4-ое сентября, вторник. Мои предположения относительно провокации в Бергендорфском лагере полностью подтвердились. Установлены два факта:
во-первых, что баба, бросившаяся к советским лейтенантам, прибыла в лагерь всего за два дня до этой истории и приютилась где-то в комнате поляков; из старых жителей лагеря ее никто решительно не знает;
во-вторых, что тотчас же по возвращении в барак она выдала сама себя, пытаясь восстановить против преданных ею украинцев хозяев лагеря – поляков.
– Глупцы вы, – кричала она полякам, – кого вы здесь прячете? Бывших полицейских и другую сволочь, которая вас же по щекам лупила! Что вы на них смотрите? Выдайте их всех.
Однако поляки выдавать, видно, не очень торопятся. В лагере царит большое возбуждение, настолько большое, что англичанам пришлось забрать предательницу и посадить в комендатуру во избежание «эксцессов». Сегодня я видел двух ребят из лагеря. Они сказали мне, что подле комендатуры с утра до поздней ночи дежурят верные люди, ожидая появления провокаторши:
– Как только выйдет, так ей и конец. Мы пропадем, но и ей не быть в живых:
– Это вам урок, – сказал я им, – в другой раз зевать не будете. Провокаторов надо вовремя изгонять.
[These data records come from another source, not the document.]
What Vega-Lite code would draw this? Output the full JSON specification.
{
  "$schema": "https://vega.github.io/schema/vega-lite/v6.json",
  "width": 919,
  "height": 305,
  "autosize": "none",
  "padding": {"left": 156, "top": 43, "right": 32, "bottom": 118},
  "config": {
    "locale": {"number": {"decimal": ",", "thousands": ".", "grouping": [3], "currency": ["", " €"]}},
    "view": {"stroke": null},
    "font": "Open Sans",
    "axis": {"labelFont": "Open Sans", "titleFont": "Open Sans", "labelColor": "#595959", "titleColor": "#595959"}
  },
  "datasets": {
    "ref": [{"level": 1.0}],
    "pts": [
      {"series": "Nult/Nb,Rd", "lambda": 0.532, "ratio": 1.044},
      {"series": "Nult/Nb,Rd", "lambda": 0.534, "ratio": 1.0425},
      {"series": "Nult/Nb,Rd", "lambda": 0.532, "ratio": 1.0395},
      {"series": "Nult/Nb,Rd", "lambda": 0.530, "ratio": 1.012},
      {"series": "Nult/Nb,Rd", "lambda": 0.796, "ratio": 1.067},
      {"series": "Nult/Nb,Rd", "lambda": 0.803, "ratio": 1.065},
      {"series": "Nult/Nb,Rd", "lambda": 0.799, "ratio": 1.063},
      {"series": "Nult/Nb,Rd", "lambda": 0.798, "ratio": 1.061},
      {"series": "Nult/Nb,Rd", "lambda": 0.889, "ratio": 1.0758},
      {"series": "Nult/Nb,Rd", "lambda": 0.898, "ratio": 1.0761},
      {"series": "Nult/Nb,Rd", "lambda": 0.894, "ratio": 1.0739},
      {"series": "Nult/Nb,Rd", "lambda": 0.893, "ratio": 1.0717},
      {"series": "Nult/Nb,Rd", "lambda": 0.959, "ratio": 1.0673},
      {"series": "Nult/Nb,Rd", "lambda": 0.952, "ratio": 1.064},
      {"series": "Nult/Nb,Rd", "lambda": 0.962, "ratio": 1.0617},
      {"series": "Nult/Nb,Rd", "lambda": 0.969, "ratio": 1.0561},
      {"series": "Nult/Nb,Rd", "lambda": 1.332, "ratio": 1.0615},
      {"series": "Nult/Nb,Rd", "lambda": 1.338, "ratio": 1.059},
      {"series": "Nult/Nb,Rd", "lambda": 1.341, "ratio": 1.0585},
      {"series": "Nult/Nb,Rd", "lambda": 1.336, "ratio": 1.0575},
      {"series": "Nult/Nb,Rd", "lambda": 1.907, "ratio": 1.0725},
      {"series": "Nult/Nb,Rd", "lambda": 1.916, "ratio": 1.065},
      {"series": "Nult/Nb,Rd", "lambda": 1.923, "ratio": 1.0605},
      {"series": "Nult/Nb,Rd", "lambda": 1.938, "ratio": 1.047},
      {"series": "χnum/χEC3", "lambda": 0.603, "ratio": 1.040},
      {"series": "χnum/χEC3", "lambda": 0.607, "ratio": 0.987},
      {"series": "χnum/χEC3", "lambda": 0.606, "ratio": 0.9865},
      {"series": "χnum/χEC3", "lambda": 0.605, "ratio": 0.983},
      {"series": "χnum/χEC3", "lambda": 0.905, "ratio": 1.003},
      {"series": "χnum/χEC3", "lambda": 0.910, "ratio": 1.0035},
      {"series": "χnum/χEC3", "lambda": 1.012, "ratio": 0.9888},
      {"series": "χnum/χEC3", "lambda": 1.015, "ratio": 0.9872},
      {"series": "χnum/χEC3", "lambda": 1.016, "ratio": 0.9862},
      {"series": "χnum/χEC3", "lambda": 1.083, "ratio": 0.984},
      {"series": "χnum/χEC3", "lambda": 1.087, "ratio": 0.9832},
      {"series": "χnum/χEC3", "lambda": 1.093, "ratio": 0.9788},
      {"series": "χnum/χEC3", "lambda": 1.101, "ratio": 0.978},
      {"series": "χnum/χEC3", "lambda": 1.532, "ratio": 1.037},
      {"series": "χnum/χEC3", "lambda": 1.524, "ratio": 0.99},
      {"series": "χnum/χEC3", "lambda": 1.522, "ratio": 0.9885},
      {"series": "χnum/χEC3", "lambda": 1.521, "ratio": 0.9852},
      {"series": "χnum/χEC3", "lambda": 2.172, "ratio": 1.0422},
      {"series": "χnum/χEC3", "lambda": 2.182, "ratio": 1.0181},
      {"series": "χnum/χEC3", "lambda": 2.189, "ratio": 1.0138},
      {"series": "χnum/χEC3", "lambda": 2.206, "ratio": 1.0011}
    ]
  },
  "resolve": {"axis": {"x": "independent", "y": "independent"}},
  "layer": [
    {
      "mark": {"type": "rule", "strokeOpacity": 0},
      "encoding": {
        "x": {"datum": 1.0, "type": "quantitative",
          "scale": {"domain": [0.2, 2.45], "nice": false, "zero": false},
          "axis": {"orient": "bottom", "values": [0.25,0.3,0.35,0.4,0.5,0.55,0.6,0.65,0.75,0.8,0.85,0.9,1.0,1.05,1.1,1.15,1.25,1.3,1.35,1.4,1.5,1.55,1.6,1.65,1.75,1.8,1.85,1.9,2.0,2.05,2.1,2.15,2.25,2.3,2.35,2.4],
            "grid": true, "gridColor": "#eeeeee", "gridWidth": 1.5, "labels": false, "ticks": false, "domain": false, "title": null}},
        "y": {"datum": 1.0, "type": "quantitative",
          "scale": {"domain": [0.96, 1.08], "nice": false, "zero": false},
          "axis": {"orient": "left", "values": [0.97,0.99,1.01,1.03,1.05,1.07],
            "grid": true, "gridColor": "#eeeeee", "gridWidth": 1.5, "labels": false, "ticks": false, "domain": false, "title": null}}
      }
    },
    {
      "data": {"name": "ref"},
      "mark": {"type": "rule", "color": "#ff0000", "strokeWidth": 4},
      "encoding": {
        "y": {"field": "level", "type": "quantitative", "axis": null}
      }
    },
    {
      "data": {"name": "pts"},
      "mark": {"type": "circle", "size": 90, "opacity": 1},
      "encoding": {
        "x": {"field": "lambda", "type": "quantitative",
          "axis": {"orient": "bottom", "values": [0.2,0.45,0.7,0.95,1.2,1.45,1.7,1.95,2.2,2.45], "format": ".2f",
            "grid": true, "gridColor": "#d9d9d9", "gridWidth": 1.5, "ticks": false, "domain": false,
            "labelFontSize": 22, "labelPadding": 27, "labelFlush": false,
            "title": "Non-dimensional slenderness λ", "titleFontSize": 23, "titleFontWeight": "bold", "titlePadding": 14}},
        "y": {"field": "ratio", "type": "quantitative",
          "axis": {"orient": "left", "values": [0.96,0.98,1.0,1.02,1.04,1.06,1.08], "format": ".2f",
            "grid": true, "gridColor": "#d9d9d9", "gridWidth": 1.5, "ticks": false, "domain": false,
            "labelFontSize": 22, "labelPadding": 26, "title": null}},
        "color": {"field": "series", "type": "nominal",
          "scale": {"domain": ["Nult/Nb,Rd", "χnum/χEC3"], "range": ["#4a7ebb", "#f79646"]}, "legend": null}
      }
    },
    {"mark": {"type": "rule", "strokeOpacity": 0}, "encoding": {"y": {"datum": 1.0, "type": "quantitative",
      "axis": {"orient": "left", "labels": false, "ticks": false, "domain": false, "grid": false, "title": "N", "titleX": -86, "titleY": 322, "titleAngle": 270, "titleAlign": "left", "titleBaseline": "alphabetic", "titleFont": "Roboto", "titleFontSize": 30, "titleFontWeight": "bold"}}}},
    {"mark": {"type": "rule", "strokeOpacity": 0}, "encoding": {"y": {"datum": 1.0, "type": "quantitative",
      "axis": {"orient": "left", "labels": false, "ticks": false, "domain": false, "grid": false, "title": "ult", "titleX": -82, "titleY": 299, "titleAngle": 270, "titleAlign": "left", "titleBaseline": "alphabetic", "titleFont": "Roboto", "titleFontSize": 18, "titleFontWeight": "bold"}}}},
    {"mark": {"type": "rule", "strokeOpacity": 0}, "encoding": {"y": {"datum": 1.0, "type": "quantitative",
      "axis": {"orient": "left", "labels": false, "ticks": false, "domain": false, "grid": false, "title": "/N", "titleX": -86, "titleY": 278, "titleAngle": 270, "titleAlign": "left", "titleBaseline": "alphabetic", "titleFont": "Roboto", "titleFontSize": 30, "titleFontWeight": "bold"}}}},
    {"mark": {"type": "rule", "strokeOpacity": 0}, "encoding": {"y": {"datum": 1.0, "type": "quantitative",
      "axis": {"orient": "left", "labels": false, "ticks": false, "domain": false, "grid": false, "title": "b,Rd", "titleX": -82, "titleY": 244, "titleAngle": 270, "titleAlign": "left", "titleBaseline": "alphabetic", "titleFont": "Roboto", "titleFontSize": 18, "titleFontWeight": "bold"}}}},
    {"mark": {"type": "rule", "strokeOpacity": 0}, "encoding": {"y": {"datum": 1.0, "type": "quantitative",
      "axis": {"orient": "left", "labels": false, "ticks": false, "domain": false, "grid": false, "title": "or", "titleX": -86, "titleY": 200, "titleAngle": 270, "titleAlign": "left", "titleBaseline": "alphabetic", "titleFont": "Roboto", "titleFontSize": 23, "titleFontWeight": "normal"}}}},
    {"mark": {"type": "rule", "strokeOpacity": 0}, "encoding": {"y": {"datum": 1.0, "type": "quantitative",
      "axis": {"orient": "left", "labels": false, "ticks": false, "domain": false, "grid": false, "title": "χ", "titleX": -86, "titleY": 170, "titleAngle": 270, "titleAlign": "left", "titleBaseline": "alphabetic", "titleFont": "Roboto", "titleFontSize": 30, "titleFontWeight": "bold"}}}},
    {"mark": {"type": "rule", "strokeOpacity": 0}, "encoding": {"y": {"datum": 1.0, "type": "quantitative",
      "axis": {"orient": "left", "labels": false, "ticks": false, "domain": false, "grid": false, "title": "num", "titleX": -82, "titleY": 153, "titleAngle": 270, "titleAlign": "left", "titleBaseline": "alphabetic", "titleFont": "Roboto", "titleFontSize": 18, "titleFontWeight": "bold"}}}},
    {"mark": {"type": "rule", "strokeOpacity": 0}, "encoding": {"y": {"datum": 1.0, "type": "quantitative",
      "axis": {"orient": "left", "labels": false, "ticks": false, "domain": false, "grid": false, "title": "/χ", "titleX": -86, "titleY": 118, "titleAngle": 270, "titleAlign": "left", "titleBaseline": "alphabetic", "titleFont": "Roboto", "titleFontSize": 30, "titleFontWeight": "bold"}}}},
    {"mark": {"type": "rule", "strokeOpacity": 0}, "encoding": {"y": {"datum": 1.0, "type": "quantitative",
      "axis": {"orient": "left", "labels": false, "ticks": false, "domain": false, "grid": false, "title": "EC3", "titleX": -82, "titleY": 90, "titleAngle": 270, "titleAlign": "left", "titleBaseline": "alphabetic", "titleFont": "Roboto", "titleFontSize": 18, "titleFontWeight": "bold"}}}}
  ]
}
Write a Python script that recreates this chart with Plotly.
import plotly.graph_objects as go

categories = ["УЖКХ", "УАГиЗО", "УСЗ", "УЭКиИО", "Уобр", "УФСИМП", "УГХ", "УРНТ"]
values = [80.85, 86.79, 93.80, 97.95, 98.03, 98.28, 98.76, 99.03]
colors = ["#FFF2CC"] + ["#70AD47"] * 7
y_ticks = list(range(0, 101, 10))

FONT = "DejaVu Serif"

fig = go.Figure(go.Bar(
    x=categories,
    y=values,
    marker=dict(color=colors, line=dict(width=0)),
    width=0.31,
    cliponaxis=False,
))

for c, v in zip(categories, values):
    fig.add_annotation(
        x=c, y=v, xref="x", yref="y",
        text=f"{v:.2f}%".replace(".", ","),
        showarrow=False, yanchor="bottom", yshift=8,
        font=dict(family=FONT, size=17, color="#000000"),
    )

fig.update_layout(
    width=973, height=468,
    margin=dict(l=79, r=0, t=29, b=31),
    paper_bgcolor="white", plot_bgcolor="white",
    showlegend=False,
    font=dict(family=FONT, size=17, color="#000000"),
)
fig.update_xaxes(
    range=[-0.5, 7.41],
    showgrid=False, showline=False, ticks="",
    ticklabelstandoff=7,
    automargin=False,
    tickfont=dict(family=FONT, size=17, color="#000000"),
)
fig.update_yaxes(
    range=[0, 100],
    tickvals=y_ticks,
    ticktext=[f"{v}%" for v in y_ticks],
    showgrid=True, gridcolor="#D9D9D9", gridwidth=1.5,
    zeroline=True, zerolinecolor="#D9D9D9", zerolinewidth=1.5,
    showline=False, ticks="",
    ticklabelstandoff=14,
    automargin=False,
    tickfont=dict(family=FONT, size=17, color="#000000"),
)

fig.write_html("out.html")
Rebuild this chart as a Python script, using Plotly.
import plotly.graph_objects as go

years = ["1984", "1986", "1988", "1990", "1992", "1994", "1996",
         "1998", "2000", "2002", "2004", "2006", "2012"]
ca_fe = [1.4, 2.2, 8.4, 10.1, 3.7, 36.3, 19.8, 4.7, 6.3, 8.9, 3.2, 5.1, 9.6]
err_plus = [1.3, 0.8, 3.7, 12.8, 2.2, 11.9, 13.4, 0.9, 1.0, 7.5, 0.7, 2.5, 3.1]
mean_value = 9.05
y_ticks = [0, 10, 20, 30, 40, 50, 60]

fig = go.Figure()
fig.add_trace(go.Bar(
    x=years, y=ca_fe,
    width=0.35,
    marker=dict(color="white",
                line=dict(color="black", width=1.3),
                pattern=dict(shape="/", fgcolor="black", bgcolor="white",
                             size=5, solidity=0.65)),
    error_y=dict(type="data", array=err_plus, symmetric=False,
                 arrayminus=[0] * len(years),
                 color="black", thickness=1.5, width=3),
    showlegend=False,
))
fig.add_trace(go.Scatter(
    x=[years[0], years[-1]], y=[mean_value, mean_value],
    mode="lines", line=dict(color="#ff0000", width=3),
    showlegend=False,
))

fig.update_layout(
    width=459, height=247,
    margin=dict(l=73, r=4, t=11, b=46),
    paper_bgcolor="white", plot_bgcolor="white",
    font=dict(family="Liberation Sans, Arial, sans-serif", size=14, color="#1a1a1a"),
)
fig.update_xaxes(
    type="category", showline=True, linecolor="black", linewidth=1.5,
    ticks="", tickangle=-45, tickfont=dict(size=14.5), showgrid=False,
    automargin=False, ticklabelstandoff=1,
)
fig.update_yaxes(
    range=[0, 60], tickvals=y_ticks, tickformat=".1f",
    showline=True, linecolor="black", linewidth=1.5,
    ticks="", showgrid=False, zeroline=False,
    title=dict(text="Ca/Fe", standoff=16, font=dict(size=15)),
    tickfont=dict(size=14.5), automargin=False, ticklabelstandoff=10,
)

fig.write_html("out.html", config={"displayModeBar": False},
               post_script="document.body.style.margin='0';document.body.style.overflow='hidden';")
Они помолчали. С минуту подумали, а потом один сказад:
– Мы знаем, что у нас и еще есть такие. Человек двадцать тем только и занимаются. Да ведь как их выловишь? Кабы узнать, так можно было бы быстро того…
Он сказал это так просто, что я посмотрел на него с удивлением.
Просыпается русский народ, просыпается! Нужно, видно, довести его до последней степени отчаяния, как доведены эти три тысячи, чтобы он проснулся весь… И тогда… Не хотел бы я тогда быть на месте большевиков.